Just as their grandmother's
grave is marked with a headstone in the graveyard across town, so the
sisters' discovery of their mother's red Ukrainian dancing boots provides
reassurance (if not evidence) of their mother's having met and danced
with or courted her father:
. . . I mean,
I know we know the story
of how our parents met, but didn't you think
it felt like proof, knowing those boots were there? (13)
A black and white
print of the dancing boot introduces the section, becoming something
of an icon in the reader's mind.
Reminiscent of
Gwendolyn MacEwen's "Dark Pines Under Water," Bachinsky's poem "God
of Missed Connections" employs changing metaphors to reveal her conception
of the nature of the mind and unconscious. Unlike MacEwen's poem, which
creates an implicit metaphor in the landscape it describes, Bachinsky
likens the mind to a alluvial plain with layers of geological markings,
only to depart from this ingenious concept and find another analogy
in "split obsidium," whose variant smoothness becomes an image for the
mind looking back at itself. This poem should make its way into anthologies,
so striking are the transitions and layers of suggestion. (56)
In "Goddess of
Chance Encounters," Bachinksy builds on this series based on invented
secular or household gods. Here the elegant couplets flow with punctuated
smoothness, at every turn uncovering some new way of looking at the
subject matter. The focus of the poem shifts from a female speaker who
has discovered a human jawbone to "any jogger" who may make such a discovery
"in the chop," to the reported case of a " woman who left her husband"
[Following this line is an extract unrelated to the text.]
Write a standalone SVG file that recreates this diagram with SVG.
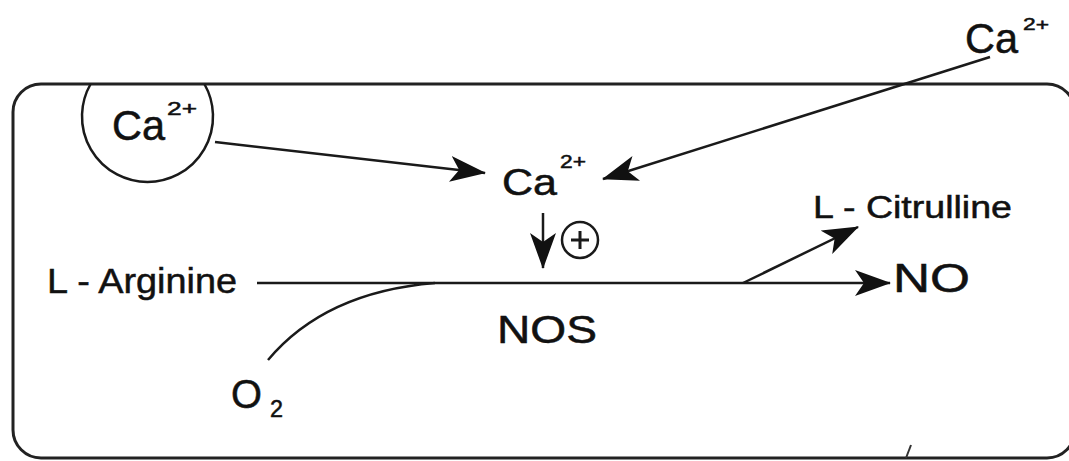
<svg xmlns="http://www.w3.org/2000/svg" width="1069" height="461" viewBox="0 0 1069 461">
<style>
.t{font-family:"Liberation Sans",Arial,sans-serif;fill:#111;stroke:#111;stroke-width:0.5}
.ln{fill:none;stroke:#1a1a1a;stroke-width:2.5}
.b{fill:none;stroke:#222;stroke-width:3}
</style>
<defs>
<marker id="ah" viewBox="0 0 36 26" refX="35" refY="13" markerWidth="36" markerHeight="26" markerUnits="userSpaceOnUse" orient="auto">
<path d="M36,13 L0,0 L9,13 L0,26 Z" fill="#111"/>
</marker>
</defs>
<rect width="1069" height="461" fill="#fff"/>
<g id="cell">
<rect class="b" x="13" y="84" width="1062" height="374" rx="28" ry="28"/>
<path d="M906,458 L911,445" stroke="#333" stroke-width="2" fill="none"/>
</g>
<g id="vesicle">
<path class="ln" d="M90.6,84 A65.5,65.5 0 1 0 204.4,84"/>
<text class="t" x="112" y="140" font-size="42" textLength="53" lengthAdjust="spacingAndGlyphs">Ca</text>
<text class="t" x="167" y="115" font-size="18" textLength="30" lengthAdjust="spacingAndGlyphs">2+</text>
</g>
<g id="ca-mid">
<text class="t" x="502" y="195" font-size="36" textLength="55" lengthAdjust="spacingAndGlyphs">Ca</text>
<text class="t" x="560" y="168" font-size="18" textLength="26" lengthAdjust="spacingAndGlyphs">2+</text>
</g>
<g id="ca-ext">
<text class="t" x="965" y="53" font-size="42" textLength="53" lengthAdjust="spacingAndGlyphs">Ca</text>
<text class="t" x="1023" y="30" font-size="17" textLength="26" lengthAdjust="spacingAndGlyphs">2+</text>
</g>
<g id="plus">
<circle cx="580" cy="240" r="18" fill="none" stroke="#1a1a1a" stroke-width="2.5"/>
<path d="M571,240 H589 M580,231 V249" stroke="#1a1a1a" stroke-width="3" fill="none"/>
</g>
<g id="arginine">
<text class="t" x="47" y="293" font-size="35" textLength="190" lengthAdjust="spacingAndGlyphs">L - Arginine</text>
</g>
<g id="citrulline">
<text class="t" x="813" y="218" font-size="31" textLength="199" lengthAdjust="spacingAndGlyphs">L - Citrulline</text>
</g>
<g id="no">
<text class="t" x="893" y="292" font-size="40" textLength="77" lengthAdjust="spacingAndGlyphs">NO</text>
</g>
<g id="nos">
<text class="t" x="497" y="343" font-size="38" textLength="100" lengthAdjust="spacingAndGlyphs">NOS</text>
</g>
<g id="o2">
<text class="t" x="231" y="408" font-size="41" textLength="31" lengthAdjust="spacingAndGlyphs">O</text>
<text class="t" x="270" y="417" font-size="23" textLength="13" lengthAdjust="spacingAndGlyphs">2</text>
</g>
<g id="connectors">
<path class="ln" d="M215,142 L485,173" marker-end="url(#ah)"/>
<path class="ln" d="M990,57 L603,179" marker-end="url(#ah)"/>
<path class="ln" d="M543,213 L543,268" marker-end="url(#ah)"/>
<path class="ln" d="M257,283 L890,283" marker-end="url(#ah)"/>
<path class="ln" d="M743,283 L858,227" marker-end="url(#ah)"/>
<path class="ln" d="M268,360 Q325,292 435,283"/>
</g>
</svg>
"for a man she met in passing at a party." In this way, we are led through
the turns in the poem to an ironic confusion of the female speaker with
the woman in the anecdote and, by extension, with every-woman.
. . . Poor thing.
She can't stop
thinking of the teeth. Whose they were,
whose they weren't.
She sees herself, of course,
but also someone else. Someone she doesn't know at all. (59)
Equally expert
in its management of ironic shifts is "God of Panic." From the self-conscious,
adolescent female speaker who imagines that "the boys" are all watching
her, to the revealing digression that the speaker's father has just
left her mother for "an even lonelier telemarketer," to the imagined
rape scene, the reader is left gasping at the accumulating surreal shifts
in setting with their reeling implications:
. . . Twenty
cocks shuttling under the white spot so white it was like
blinding white light as twenty tongues and two hundred
fingers found their pleasure at once she woke beneath the goal
posts. She could feel the close-lipped lawn was cool
beneath her cheek. (63)
With each new created
context, the psychological circumstances of the subject are revealed
in a new light, adding black comedy to that projected pandemonium.
One of my favourite
poems is "Pig Iron," in which implied metaphors rise in the molten lava
of the words so unexpectedly that it is like finding Waldo. Rather like
the junk heap of a landfill that the poem describes, a "dumbbell" or
"an engine block" may be picked out.
. . . Oh well,
for a time you've been out-of-date, corporeal
in the basements of the universities--
forgotten, forgotten, you wait for one big shake
to bring you to a head. (73)
Always fresh, frequently
erotic and sometimes alarming, Bachinsky's ironic shifts and careful
displacements locate her poetry in a postmodern tradition without ever
losing sight of the female speaker with her Ukrainian roots and experience
in a Regina or Vancouver setting. This slender collection provides a
read by turns funny, exhilarating, macabre, tongue-in-cheek and dolorous.